Certainly Kore-eda Hirokazu’s Nobody Knows springs to mind, with its children left unsupervised for long periods. Like Kore-eda, director Ogata found inspiration in real life newspaper headlines, and a particular case in 2010 where two children were found dead in the trash. Far from wanting to demonise the mother, Ogata states he wants to highlight the current situation in Japan, where single mothers work long hours without the support available in Europe and the US. (And considering the state of affairs here, that is indeed saying something.)
Ogata builds the character sympathetically; we see her turn from talented and resourceful homemaker to lonely single mother, yearning to break free of the confines of the flat and stress of bringing up her children alone. There are suggestions that her actions might be a cynical depression, perhaps repressed by a seemingly happy marriage, rather than any wanton malevolence; pulling common threads with Shinya Tsukamoto’s Kotoko, where a single mother suffers from a particular mental disorder and depression.
Shooting from knee height, a child’s eye-level that takes on greater relevance as the film progresses, there’s deceptively unfussy camera work by Takashi Horinouchi as we watch the debris mount up on the floors. There’s effective parroting of the opening scene with the mothers period, as the young girl cannot get to the toilet so has no choice but to go where she stands. He uses long takes that let the action shift into focus, rather than follow it eagerly. This effect pushes adults heads out of shot, deliberately disembodying them.
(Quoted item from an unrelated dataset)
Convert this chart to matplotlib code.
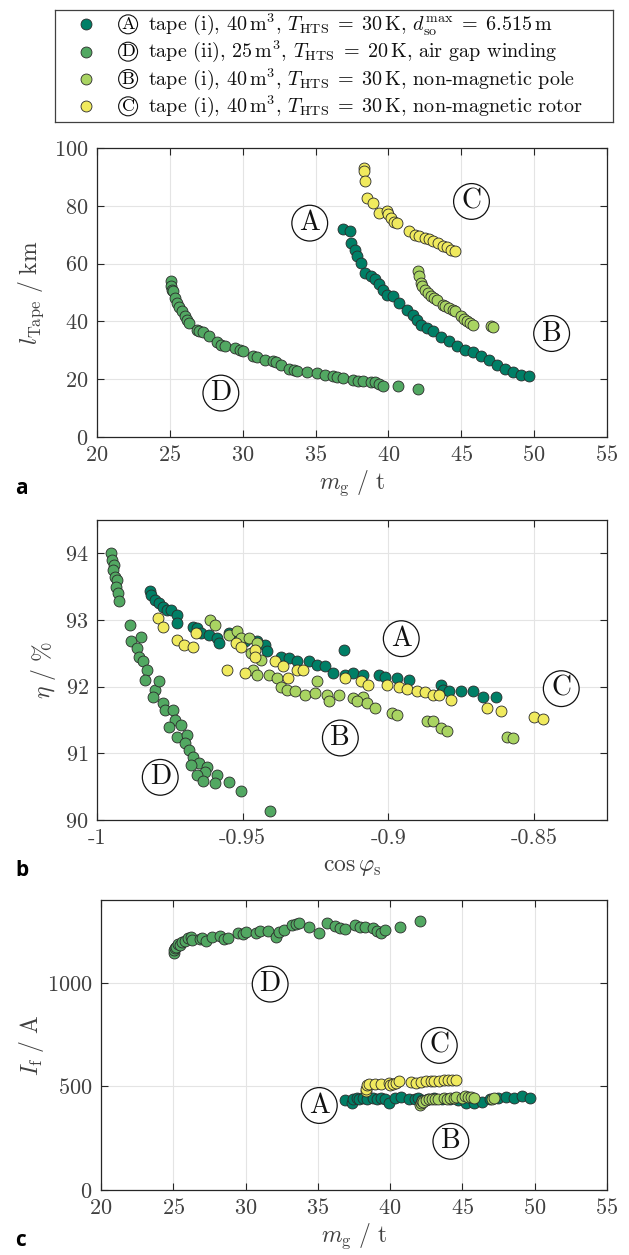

And yet this disembodiment also distances us from the mother and her emotions. Upon her return to the flat, her impassive, matter-of-fact responses to the repercussions seem to further push us away from sympathising with her actions. However natural a reaction that might be for someone in shock, it creates an uncertainty; making those actions seem almost premeditated and undermining some of the initial portrayal of her character.
Unfortunately this results in preventing us from associating with mother on a personal. The raw, thorny subject matter will no doubt will have audiences raging ‘how could you’ at our lead, rather than question how or why, which is the director’s original pretext.
Ogata’s understated direction within the constricted location of the flat is stunning. Despite the minimal location, this doesn’t look cheap or unconsidered. His appreciation for pace and holding that imagery for longer than is comfortable makes for haunting and emotional viewing. This is just the sort of film that will fair better in a festival environment where audiences are more prepared to be challenged than in any sort of commercial setting or wider release, and that is a shame: this deserves to be seen.